## START Data section

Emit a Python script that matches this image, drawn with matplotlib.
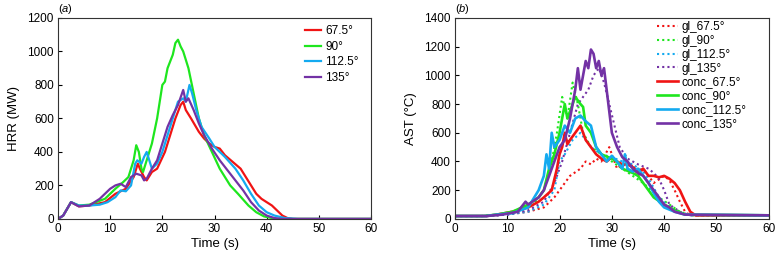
"""
HRR and AST vs time for four inclination angles
"""

import numpy as np
import matplotlib
matplotlib.use('Agg')
import matplotlib.pyplot as plt

plt.rcParams['font.family'] = ['Liberation Sans', 'DejaVu Sans']
plt.rcParams['mathtext.fontset'] = 'custom'
plt.rcParams['mathtext.it'] = 'Liberation Sans:italic'
plt.rcParams['mathtext.rm'] = 'Liberation Sans'

# panel (a): heat release rate (MW)
angles = ['67.5°', '90°', '112.5°', '135°']
colors = ['#f01414', '#1ee61e', '#14aaf0', '#7332a5']

hrr_t = {
    '67.5°': [0, 1, 2.5, 4, 6, 9, 11, 13, 14.5, 15.3, 15.7, 16.5, 17, 18, 19, 20.5, 21.5, 22.5, 23.5, 24, 24.5,
              25.5, 27, 28, 29, 30, 31, 32, 33.5, 35, 36, 37, 38, 39, 40, 41, 42, 43, 44, 45, 60],
    '90°': [0, 1, 2.5, 4, 6, 9, 11, 12.5, 13.5, 14.5, 15, 15.5, 16, 16.3, 17, 18, 19, 20, 20.5, 21, 22, 22.5,
            23, 23.5, 24, 25, 26, 27, 28, 29.5, 31, 33, 34.5, 36.5, 38, 39.5, 41, 42, 60],
    '112.5°': [0, 1, 2.5, 4, 6, 8, 9.5, 11, 12, 13, 14, 14.8, 15.2, 16, 16.5, 17, 17.5, 18, 19, 20, 21, 22, 23,
               24, 24.5, 25.2, 25.7, 26.5, 27.5, 29, 30, 32, 34, 35.5, 37, 38.5, 40, 41.5, 43.5, 46, 60],
    '135°': [0, 1, 2.5, 4, 6, 8, 10, 11, 12, 13, 14, 15, 16, 16.5, 17, 18, 19, 20, 21, 22, 23, 24, 24.5, 25,
             26, 27, 28, 29.5, 31, 32.5, 34, 35.5, 37, 38.5, 40, 41.5, 43, 60],
}
hrr_v = {
    '67.5°': [0, 20, 100, 75, 80, 100, 150, 180, 250, 330, 300, 250, 230, 280, 300, 400, 500, 600, 680, 700, 650,
              600, 520, 480, 450, 430, 420, 380, 340, 300, 250, 200, 150, 120, 100, 80, 50, 20, 5, 0, 0],
    '90°': [0, 20, 100, 80, 85, 120, 180, 220, 250, 350, 440, 400, 300, 280, 350, 450, 600, 800, 820, 900, 980,
            1050, 1070, 1030, 1000, 900, 750, 600, 500, 400, 300, 200, 150, 80, 40, 15, 5, 0, 0],
    '112.5°': [0, 20, 100, 80, 80, 85, 100, 130, 170, 165, 200, 330, 350, 330, 370, 400, 350, 300, 330, 400, 500,
               600, 700, 720, 700, 800, 750, 650, 550, 480, 430, 370, 300, 230, 150, 80, 40, 20, 5, 0, 0],
    '135°': [0, 20, 100, 75, 80, 120, 180, 200, 210, 190, 250, 270, 260, 230, 240, 300, 350, 450, 550, 620, 680,
             770, 700, 720, 650, 570, 500, 420, 350, 290, 230, 170, 100, 50, 20, 5, 0, 0],
}

# panel (b): average surface temperature (°C), glass (dotted) and concrete (solid)
gl_t = {
    '67.5°': [0, 6, 10, 14, 17, 19, 20, 21, 22, 24, 25, 26, 27, 28, 29.5, 30, 31, 32, 33, 34, 35, 36, 37, 38,
              40, 41, 42, 43, 44, 45, 60],
    '90°': [0, 5, 8, 12, 15, 17, 18.5, 19.5, 20.5, 21.5, 22.5, 23.5, 24.5, 26, 28, 30, 32, 34, 36, 37.5, 39,
            41, 43, 45, 60],
    '112.5°': [0, 6, 10, 14, 17, 19, 20, 21, 22.5, 24, 25, 26, 28, 30, 32, 34, 36, 37.5, 39, 41, 43, 45, 60],
    '135°': [0, 6, 10, 14, 17, 19, 20.5, 22, 23.5, 24.5, 25.5, 26.5, 27.5, 28.5, 29.5, 30.5, 31.5, 33, 35,
             37, 38, 39, 40, 41, 43, 45, 60],
}
gl_v = {
    '67.5°': [20, 20, 30, 50, 80, 150, 200, 250, 300, 350, 400, 380, 420, 400, 500, 450, 350, 380, 350, 380,
              300, 350, 300, 250, 300, 270, 200, 120, 50, 25, 25],
    '90°': [20, 20, 30, 50, 100, 200, 400, 600, 850, 700, 950, 800, 600, 500, 450, 400, 350, 300, 250, 200,
            150, 100, 50, 25, 25],
    '112.5°': [20, 20, 30, 50, 100, 200, 400, 450, 550, 600, 550, 500, 450, 430, 400, 380, 330, 250, 150, 80,
               40, 25, 25],
    '135°': [20, 20, 30, 60, 120, 250, 400, 600, 800, 850, 900, 1000, 1050, 950, 800, 650, 500, 420, 380,
             350, 320, 280, 200, 100, 50, 25, 25],
}
conc_t = {
    '67.5°': [0, 6, 8, 11, 14, 16, 17, 18.5, 19.5, 20, 20.5, 21, 21.5, 22, 23, 24, 24.5, 25, 26, 27, 28, 29,
              30, 31, 32, 33, 34, 35, 36, 37, 38, 39, 40, 41, 42, 43, 44, 45, 46, 60],
    '90°': [0, 5.5, 8, 11, 14, 16, 17, 18, 19, 20, 21, 21.5, 22, 23, 24, 24.5, 25, 26, 27, 28, 30, 31, 32,
            34, 35, 36, 37, 38, 40, 42, 44, 60],
    '112.5°': [0, 6, 8, 11, 14, 16, 17, 17.5, 18, 18.5, 19, 20, 21, 22, 23, 24, 25, 26, 27, 28, 29, 30, 31,
               32, 32.5, 33, 34, 35, 36, 37, 38, 39, 40, 42, 44, 60],
    '135°': [0, 6, 9, 12, 13.5, 14, 16, 17, 18, 19, 20, 21, 22, 23, 23.5, 24, 24.5, 25, 25.5, 26, 26.5, 27,
             27.5, 28, 28.5, 29, 29.5, 30, 31, 32, 33, 34, 35, 36, 37, 38, 39, 40, 41, 42, 44, 60],
}
conc_v = {
    '67.5°': [20, 20, 30, 50, 80, 120, 150, 200, 350, 450, 500, 600, 520, 550, 600, 650, 600, 550, 500, 450,
              420, 400, 430, 400, 380, 380, 360, 330, 350, 300, 300, 290, 300, 280, 250, 200, 120, 50, 25, 25],
    '90°': [20, 20, 30, 50, 100, 150, 200, 350, 450, 600, 800, 700, 750, 850, 800, 780, 650, 600, 500, 450,
            420, 400, 350, 320, 300, 250, 200, 150, 100, 60, 30, 25],
    '112.5°': [20, 20, 30, 40, 80, 200, 300, 450, 350, 600, 500, 550, 650, 600, 700, 720, 680, 650, 500, 450,
               400, 440, 400, 350, 450, 350, 330, 350, 300, 250, 180, 120, 80, 50, 30, 25],
    '135°': [20, 20, 30, 50, 120, 100, 150, 200, 300, 400, 500, 550, 700, 900, 1050, 900, 1000, 1100, 1050,
             1180, 1150, 1050, 1100, 1000, 1050, 900, 750, 600, 500, 430, 400, 350, 320, 300, 250, 200, 150,
             100, 80, 50, 30, 25],
}


def style_axes(ax):
    for s in ax.spines.values():
        s.set_linewidth(0.8)
        s.set_color('#333333')
    ax.tick_params(direction='in', length=3, width=0.8, labelsize=8.5, top=False, right=False, pad=3)
    ax.set_xlim(0, 60)
    ax.set_xticks(np.arange(0, 61, 10))


fig = plt.figure(figsize=(7.75, 2.6), dpi=100)
ax1 = fig.add_axes([0.0748, 0.158, 0.404, 0.773])
ax2 = fig.add_axes([0.587, 0.158, 0.405, 0.773])

# (a) HRR
for a, c in zip(angles, colors):
    ax1.plot(hrr_t[a], hrr_v[a], color=c, lw=1.6, label=a)
style_axes(ax1)
ax1.set_ylim(0, 1200)
ax1.set_yticks(np.arange(0, 1201, 200))
ax1.set_xlabel('Time (s)', fontsize=9.5, labelpad=2)
ax1.set_ylabel('HRR (MW)', fontsize=9.5, labelpad=5)
ax1.legend(loc='upper left', bbox_to_anchor=(0.78, 0.975), frameon=False, fontsize=8.5,
           handlelength=1.4, handletextpad=0.35, labelspacing=0.3, borderaxespad=0.0, borderpad=0.2)
ax1.text(0.0, 1.008, r'($\mathit{a}$)', transform=ax1.transAxes, fontsize=8, va='bottom')

# (b) AST
for a, c in zip(angles, colors):
    ax2.plot(gl_t[a], gl_v[a], color=c, lw=1.5, ls=(0, (1, 1.5)), label='gl_' + a)
for a, c in zip(angles, colors):
    ax2.plot(conc_t[a], conc_v[a], color=c, lw=1.9, label='conc_' + a)
style_axes(ax2)
ax2.set_ylim(0, 1400)
ax2.set_yticks(np.arange(0, 1401, 200))
ax2.set_xlabel('Time (s)', fontsize=9.5, labelpad=2)
ax2.set_ylabel('AST (°C)', fontsize=9.5, labelpad=5)
ax2.legend(loc='upper left', bbox_to_anchor=(0.635, 0.995), frameon=False, fontsize=8.5,
           handlelength=1.8, handletextpad=0.3, labelspacing=0.15, borderaxespad=0.0, borderpad=0.2)
ax2.text(0.0, 1.008, r'($\mathit{b}$)', transform=ax2.transAxes, fontsize=8, va='bottom')

fig.savefig('out.png', dpi=100)
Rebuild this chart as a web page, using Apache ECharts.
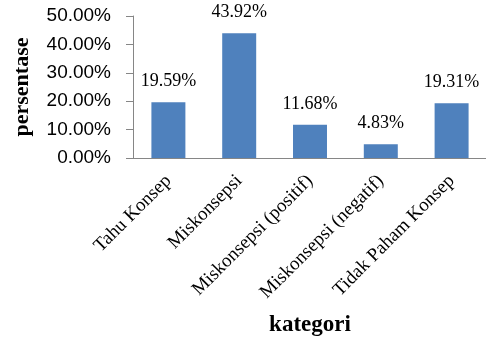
<!DOCTYPE html>
<html>
<head>
<meta charset="utf-8">
<script src="https://cdn.jsdelivr.net/npm/echarts@6/dist/echarts.min.js"></script>
<style>
html, body { margin: 0; padding: 0; background: #fff; }
#chart { width: 486px; height: 337px; }
</style>
</head>
<body>
<div id="chart"></div>
<script>
var categories = ["Tahu Konsep", "Miskonsepsi", "Miskonsepsi (positif)", "Miskonsepsi (negatif)", "Tidak Paham Konsep"];
var values = [19.59, 43.92, 11.68, 4.83, 19.31];
var yTicks = [0, 10, 20, 30, 40, 50];

var myChart = echarts.init(document.getElementById("chart"));
myChart.setOption({
    animation: false,
    grid: {
        left: 133,
        top: 16,
        width: 354,
        height: 142,
        containLabel: false,
        outerBoundsMode: "none",
    },
    xAxis: {
        type: "category",
        data: categories,
        name: "kategori",
        nameLocation: "middle",
        nameGap: 156,
        nameTextStyle: {
            fontFamily: "Liberation Serif",
            fontWeight: "bold",
            fontSize: 23,
            color: "#000",
        },
        axisLine: { lineStyle: { color: "#868686", width: 1 } },
        axisTick: { show: false },
        axisLabel: {
            rotate: 45,
            interval: 0,
            margin: 20,
            fontFamily: "Liberation Serif",
            fontSize: 19,
            color: "#000",
        },
    },
    yAxis: {
        type: "value",
        min: yTicks[0],
        max: yTicks[yTicks.length - 1],
        interval: 10,
        name: "persentase",
        nameLocation: "middle",
        nameGap: 100,
        nameRotate: 90,
        nameTextStyle: {
            fontFamily: "Liberation Serif",
            fontWeight: "bold",
            fontSize: 22,
            color: "#000",
        },
        axisLine: { show: true, lineStyle: { color: "#868686", width: 1 } },
        axisTick: { show: true, length: 7, lineStyle: { color: "#868686" } },
        splitLine: { show: false },
        axisLabel: {
            margin: 22,
            fontFamily: "Liberation Sans",
            fontSize: 19,
            color: "#000",
            formatter: function (v) {
                return v.toFixed(2) + "%";
            },
        },
    },
    series: [{
        type: "bar",
        data: values,
        barWidth: "48%",
        itemStyle: { color: "#4F81BD" },
        label: {
            show: true,
            position: "top",
            distance: 12,
            fontFamily: "Liberation Serif",
            fontSize: 18,
            color: "#000",
            formatter: function (p) {
                return p.value.toFixed(2) + "%";
            },
        },
    }],
});
</script>
</body>
</html>
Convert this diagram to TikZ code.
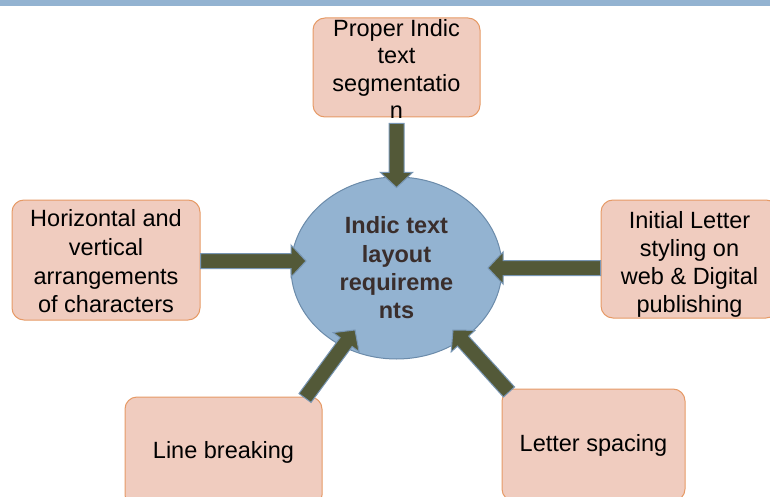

## END Data section

Set exercise:
Exactly as they appear, print the lines of the listing above from its first line through the line that contains "colors = ['#f01414', '#1ee61e', '#14aaf0', '#7332a5']", minus the pictures.

Answer in full:
Emit a Python script that matches this image, drawn with matplotlib.
"""
HRR and AST vs time for four inclination angles
"""

import numpy as np
import matplotlib
matplotlib.use('Agg')
import matplotlib.pyplot as plt

plt.rcParams['font.family'] = ['Liberation Sans', 'DejaVu Sans']
plt.rcParams['mathtext.fontset'] = 'custom'
plt.rcParams['mathtext.it'] = 'Liberation Sans:italic'
plt.rcParams['mathtext.rm'] = 'Liberation Sans'

# panel (a): heat release rate (MW)
angles = ['67.5°', '90°', '112.5°', '135°']
colors = ['#f01414', '#1ee61e', '#14aaf0', '#7332a5']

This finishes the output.